Does speed of play have to do with the tempo of the game, changing the point of attack or how quickly we counter? To me, those are all end products of speed of play. How quickly we change the point of attack, how quickly we counter and at what speed we play are all decisions we make. For example, if you watch Barcelona, sometimes the tempo of the game is very slow and methodical when they have possession and even if the other team tries to high pressure them. They still are able to keep a calm, very slow and methodical tempo; however, and the decisions they make are done quickly to keep that tempo. When Barcelona possesses, even at a slow tempo, the midfielders and backs still only take one or two touches, even when under high pressure. Usually, the biggest change in tempo is displayed as they get forward and combine. Much of the interplay is one and two touch right to goal, usually ending in a great finish. It takes a lot of technique to play that way. But all the way to the goal, decisions are being made to play one or two touch. If you cannot play that way technically, then players usually take an extra touch which can slow the speed of play causing a player to get caught in possession and thus losing possession of the ball. I believe the same holds true for the changing the point of attack and counter attack. The technique of the players and team determines the speed of attack. The better the technique, the quicker the decision can be made to counter or change the point of attack. Plain and simple, poor technique means slower decisions, and slower speed of play.
 
It all comes down to technique, technique, technique. And when you are done, work on technique some more! I don't care how hard you try and make your teams or players understand, speed of play, tempo, changing the point of attack, counter attacking or whatever it may be. If the players don't have the technique they will to achieve only a limited level of speed of play.
 
Eddie Henderson, Heat FC Nevada - Technical Director
 
Playing quickly when needed. Put a foot on the ball when needed. Understanding when to use one touch and when to dribble or hold to slow it down. Overall recognition.
 
 Kai Edwards, Head Coach Women's Program - St. Mary's College
 
There have been thought provoking question and responses so far. In education, this is considered an inquiry of the highest level, above basic knowledge and comprehension, falling into the critical thinking category. My background prior to my current position was as an honors geometry teacher for 13 years. So here is my addition to the very insightful and spot on responses so far by the Coaches. Basically hoping to put another layer on the information....
 
By Definition:
 
·         Speed = Swiftness of action
·         Of = Derived or coming from
·         Play = moving or operating freely within a bounded space
 
How can this apply to the game of soccer?
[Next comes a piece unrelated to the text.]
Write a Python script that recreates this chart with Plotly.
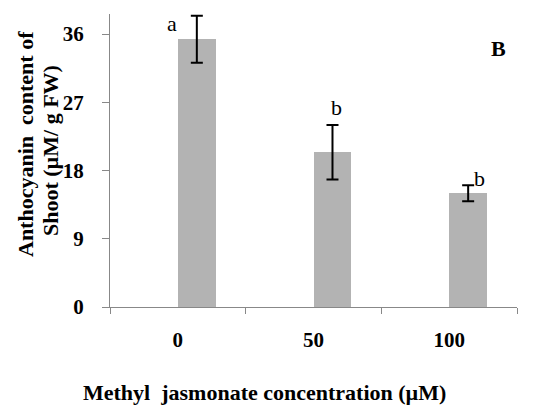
import plotly.graph_objects as go

categories = ["0", "50", "100"]
values = [35.3, 20.4, 15.0]
errors = [3.1, 3.6, 1.05]
letters = ["a", "b", "b"]
y_ticks = [0, 9, 18, 27, 36]

SERIF = "Liberation Serif"
BAR_W = 0.28
OFF = 8  # page body margin offset
# plot area in page pixels
L, R, T, B = 110 - OFF, 517 - OFF, 14 - OFF, 307 - OFF
W, H = 554 - OFF, 406 - OFF

def px(x):
    return (x - OFF - L) / (R - L)

def py(y):
    return (B - (y - OFF)) / (B - T)

fig = go.Figure()
fig.add_trace(go.Bar(
    x=categories, y=values, width=BAR_W, offset=0,
    marker=dict(color="#b3b3b3", line=dict(width=0)),
    showlegend=False,
))
idx = list(range(len(categories)))
fig.add_trace(go.Scatter(
    x=[i + BAR_W / 2 for i in idx], y=values, xaxis="x2", mode="markers",
    marker=dict(size=0.1, color="rgba(0,0,0,0)"),
    error_y=dict(type="data", array=errors, color="black", thickness=2, width=6),
    showlegend=False, hoverinfo="skip",
))

letter_dx = [-0.043, 0.166, 0.22]
letter_y = [37.4, 26.3, 17.0]
for i, (l, dx, yy) in enumerate(zip(letters, letter_dx, letter_y)):
    fig.add_annotation(x=i + dx, y=yy, xref="x2", yref="y", text=l, showarrow=False,
                       font=dict(family=SERIF, size=22, color="black"), yanchor="middle")

fig.add_annotation(x=px(508), y=py(34), xref="paper", yref="paper", text="<b>B</b>",
                   showarrow=False, font=dict(family=SERIF, size=22, color="black"))

# y title (two lines)
fig.add_annotation(x=px(25), y=py(144), xref="paper", yref="paper",
                   text="<b>Anthocyanin  content of</b>", textangle=-90, showarrow=False,
                   xanchor="center", yanchor="middle",
                   font=dict(family=SERIF, size=22, color="black"))
fig.add_annotation(x=px(50), y=py(151), xref="paper", yref="paper",
                   text="<b>Shoot (µM/ g FW)</b>", textangle=-90, showarrow=False,
                   xanchor="center", yanchor="middle",
                   font=dict(family=SERIF, size=22, color="black"))
# x title
fig.add_annotation(x=px(264), y=py(392), xref="paper", yref="paper",
                   text="<b>Methyl  jasmonate concentration (µM)</b>", showarrow=False,
                   xanchor="center", yanchor="middle",
                   font=dict(family=SERIF, size=22, color="black"))

fig.update_layout(
    width=W, height=H,
    margin=dict(l=L, r=W - R, t=T, b=H - B, autoexpand=False),
    paper_bgcolor="white", plot_bgcolor="white",
    bargap=0,
    xaxis=dict(
        type="category", range=[-0.5, 2.5], tickson="boundaries",
        ticks="outside", ticklen=6, tickcolor="#888888",
        showline=True, linecolor="#888888", linewidth=1,
        showgrid=False, ticklabelstandoff=14, automargin=False,
        tickfont=dict(family=SERIF, size=21, color="black", weight="bold"),
    ),
    xaxis2=dict(range=[-0.5, 2.5], overlaying="x", visible=False),
    yaxis=dict(
        range=[0, 38.64], tickvals=y_ticks, ticks="outside", ticklen=7,
        tickcolor="#888888", showline=True, linecolor="#888888", linewidth=1,
        showgrid=False, zeroline=False, ticklabelstandoff=14, automargin=False,
        tickfont=dict(family=SERIF, size=21, color="black", weight="bold"),
    ),
)

fig.write_html("out.html")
Well, does understanding and executing the angles matter in speed of play? Angles matter not only in attack, but also in defense and transition.
 
Angles of/to:
 
·         First touch to solve pressure
·         The pass to penetrate or keep possession
·         Strike on goal with higher scoring percentage
·         Cross to a more dangerous chance on goal
·         Support in attack above and below the ball
·         Runs to unbalance the opposition and get on the end of the pass
·         Transition to attack opening more time and space
·         Counterattacking runs – straight or curled
·         Transition to defense getting back behind the ball to protect the goal or immediate pressure
·         Deny passing channels and space to move forward
·         Recovery run
·         GK - Make the save
·         GK - Distribution
 
Another way to add onto the speed of play topic would be, "How quickly can you take advantage of the angles of success in the game of soccer?"